- [TASK] Return the lines below exactly, from the first line to the line that contains "0.082, 0.074, 0.067, 0.060, 0.054, 0.048];". Leave out pictures.
begin SOURCE DATA
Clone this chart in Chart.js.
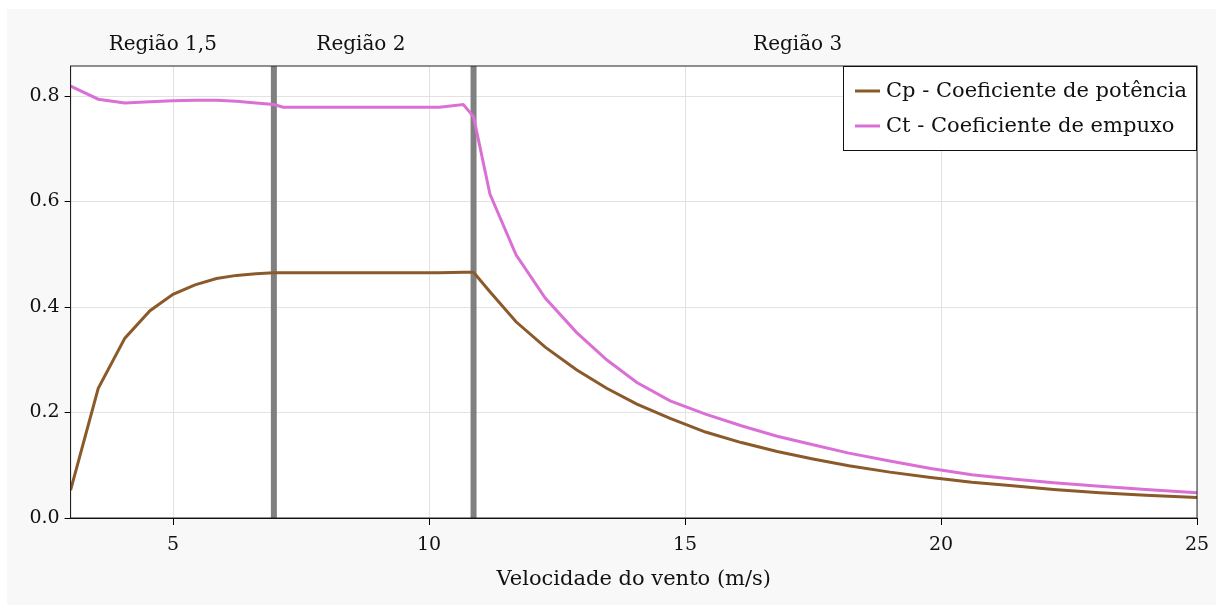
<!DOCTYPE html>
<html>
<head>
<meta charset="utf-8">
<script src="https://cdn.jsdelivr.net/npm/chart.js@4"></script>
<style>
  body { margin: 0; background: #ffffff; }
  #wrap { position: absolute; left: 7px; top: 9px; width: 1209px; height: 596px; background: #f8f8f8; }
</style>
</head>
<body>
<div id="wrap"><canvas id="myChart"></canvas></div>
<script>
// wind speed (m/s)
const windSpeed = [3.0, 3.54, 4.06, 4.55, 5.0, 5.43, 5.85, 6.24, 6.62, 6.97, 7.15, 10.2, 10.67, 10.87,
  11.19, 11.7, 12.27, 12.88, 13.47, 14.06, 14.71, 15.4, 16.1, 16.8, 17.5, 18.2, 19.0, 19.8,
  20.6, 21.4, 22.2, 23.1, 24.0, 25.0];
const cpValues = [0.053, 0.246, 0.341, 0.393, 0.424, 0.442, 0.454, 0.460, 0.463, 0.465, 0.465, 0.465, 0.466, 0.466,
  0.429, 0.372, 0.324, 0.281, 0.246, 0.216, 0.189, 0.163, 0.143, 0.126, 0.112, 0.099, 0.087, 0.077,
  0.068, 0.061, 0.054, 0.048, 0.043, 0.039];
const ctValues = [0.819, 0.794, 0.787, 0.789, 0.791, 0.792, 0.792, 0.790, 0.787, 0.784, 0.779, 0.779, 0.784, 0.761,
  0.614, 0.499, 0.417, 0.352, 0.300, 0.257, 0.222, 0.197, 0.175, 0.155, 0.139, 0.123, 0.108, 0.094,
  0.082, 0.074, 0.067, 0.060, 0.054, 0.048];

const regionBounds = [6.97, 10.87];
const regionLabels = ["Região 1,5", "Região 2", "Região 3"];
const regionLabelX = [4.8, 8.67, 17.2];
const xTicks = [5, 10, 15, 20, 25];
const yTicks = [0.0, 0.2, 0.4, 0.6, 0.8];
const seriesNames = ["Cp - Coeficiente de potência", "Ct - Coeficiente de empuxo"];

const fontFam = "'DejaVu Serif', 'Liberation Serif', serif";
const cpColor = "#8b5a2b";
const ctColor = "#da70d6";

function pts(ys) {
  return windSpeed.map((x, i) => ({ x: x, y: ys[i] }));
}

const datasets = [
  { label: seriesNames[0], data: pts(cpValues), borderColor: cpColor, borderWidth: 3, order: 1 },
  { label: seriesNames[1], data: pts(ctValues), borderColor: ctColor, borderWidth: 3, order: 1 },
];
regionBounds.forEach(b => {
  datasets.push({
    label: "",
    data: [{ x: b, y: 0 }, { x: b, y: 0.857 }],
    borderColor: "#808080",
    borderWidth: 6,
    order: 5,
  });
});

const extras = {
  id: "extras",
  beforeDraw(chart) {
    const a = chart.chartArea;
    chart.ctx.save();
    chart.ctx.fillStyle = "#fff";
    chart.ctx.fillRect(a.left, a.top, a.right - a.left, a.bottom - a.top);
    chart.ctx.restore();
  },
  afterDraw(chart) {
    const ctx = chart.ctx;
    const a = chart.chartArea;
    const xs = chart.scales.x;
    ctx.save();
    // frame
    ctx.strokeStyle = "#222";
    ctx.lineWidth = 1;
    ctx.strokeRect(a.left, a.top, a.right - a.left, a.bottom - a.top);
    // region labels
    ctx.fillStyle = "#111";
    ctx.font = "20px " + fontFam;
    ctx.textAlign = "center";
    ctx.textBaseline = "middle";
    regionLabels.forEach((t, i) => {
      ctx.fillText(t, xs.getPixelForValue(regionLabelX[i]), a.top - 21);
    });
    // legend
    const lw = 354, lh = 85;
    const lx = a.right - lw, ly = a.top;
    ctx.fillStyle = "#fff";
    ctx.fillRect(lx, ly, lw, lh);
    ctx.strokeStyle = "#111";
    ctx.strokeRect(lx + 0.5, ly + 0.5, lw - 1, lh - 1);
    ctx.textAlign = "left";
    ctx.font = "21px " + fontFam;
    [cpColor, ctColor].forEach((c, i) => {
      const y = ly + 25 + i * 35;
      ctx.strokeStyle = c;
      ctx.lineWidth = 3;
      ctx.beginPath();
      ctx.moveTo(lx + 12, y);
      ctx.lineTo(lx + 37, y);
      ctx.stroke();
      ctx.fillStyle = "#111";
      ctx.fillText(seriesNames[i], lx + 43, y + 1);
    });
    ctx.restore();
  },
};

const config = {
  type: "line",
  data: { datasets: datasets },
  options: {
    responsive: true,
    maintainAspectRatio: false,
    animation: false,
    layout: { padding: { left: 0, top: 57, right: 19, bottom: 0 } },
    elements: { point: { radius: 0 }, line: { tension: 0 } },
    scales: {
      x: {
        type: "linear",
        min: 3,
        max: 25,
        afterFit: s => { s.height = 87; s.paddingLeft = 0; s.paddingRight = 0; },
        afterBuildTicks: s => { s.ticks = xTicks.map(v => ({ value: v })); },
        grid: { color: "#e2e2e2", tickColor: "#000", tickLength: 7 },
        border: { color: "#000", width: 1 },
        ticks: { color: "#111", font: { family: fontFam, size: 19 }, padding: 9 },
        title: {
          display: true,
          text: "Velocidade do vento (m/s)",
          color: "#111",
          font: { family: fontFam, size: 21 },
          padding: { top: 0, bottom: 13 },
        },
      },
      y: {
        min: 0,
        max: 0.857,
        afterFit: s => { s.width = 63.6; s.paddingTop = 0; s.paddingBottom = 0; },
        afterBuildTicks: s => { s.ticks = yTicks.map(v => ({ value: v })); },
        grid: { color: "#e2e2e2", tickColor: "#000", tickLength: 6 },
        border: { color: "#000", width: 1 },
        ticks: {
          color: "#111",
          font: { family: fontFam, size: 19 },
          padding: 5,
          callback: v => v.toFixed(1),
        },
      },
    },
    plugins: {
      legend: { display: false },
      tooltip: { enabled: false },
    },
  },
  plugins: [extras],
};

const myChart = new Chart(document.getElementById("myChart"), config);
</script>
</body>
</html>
end SOURCE DATA
- [EXERCISE RESPONSE]
Clone this chart in Chart.js.
<!DOCTYPE html>
<html>
<head>
<meta charset="utf-8">
<script src="https://cdn.jsdelivr.net/npm/chart.js@4"></script>
<style>
  body { margin: 0; background: #ffffff; }
  #wrap { position: absolute; left: 7px; top: 9px; width: 1209px; height: 596px; background: #f8f8f8; }
</style>
</head>
<body>
<div id="wrap"><canvas id="myChart"></canvas></div>
<script>
// wind speed (m/s)
const windSpeed = [3.0, 3.54, 4.06, 4.55, 5.0, 5.43, 5.85, 6.24, 6.62, 6.97, 7.15, 10.2, 10.67, 10.87,
  11.19, 11.7, 12.27, 12.88, 13.47, 14.06, 14.71, 15.4, 16.1, 16.8, 17.5, 18.2, 19.0, 19.8,
  20.6, 21.4, 22.2, 23.1, 24.0, 25.0];
const cpValues = [0.053, 0.246, 0.341, 0.393, 0.424, 0.442, 0.454, 0.460, 0.463, 0.465, 0.465, 0.465, 0.466, 0.466,
  0.429, 0.372, 0.324, 0.281, 0.246, 0.216, 0.189, 0.163, 0.143, 0.126, 0.112, 0.099, 0.087, 0.077,
  0.068, 0.061, 0.054, 0.048, 0.043, 0.039];
const ctValues = [0.819, 0.794, 0.787, 0.789, 0.791, 0.792, 0.792, 0.790, 0.787, 0.784, 0.779, 0.779, 0.784, 0.761,
  0.614, 0.499, 0.417, 0.352, 0.300, 0.257, 0.222, 0.197, 0.175, 0.155, 0.139, 0.123, 0.108, 0.094,
  0.082, 0.074, 0.067, 0.060, 0.054, 0.048];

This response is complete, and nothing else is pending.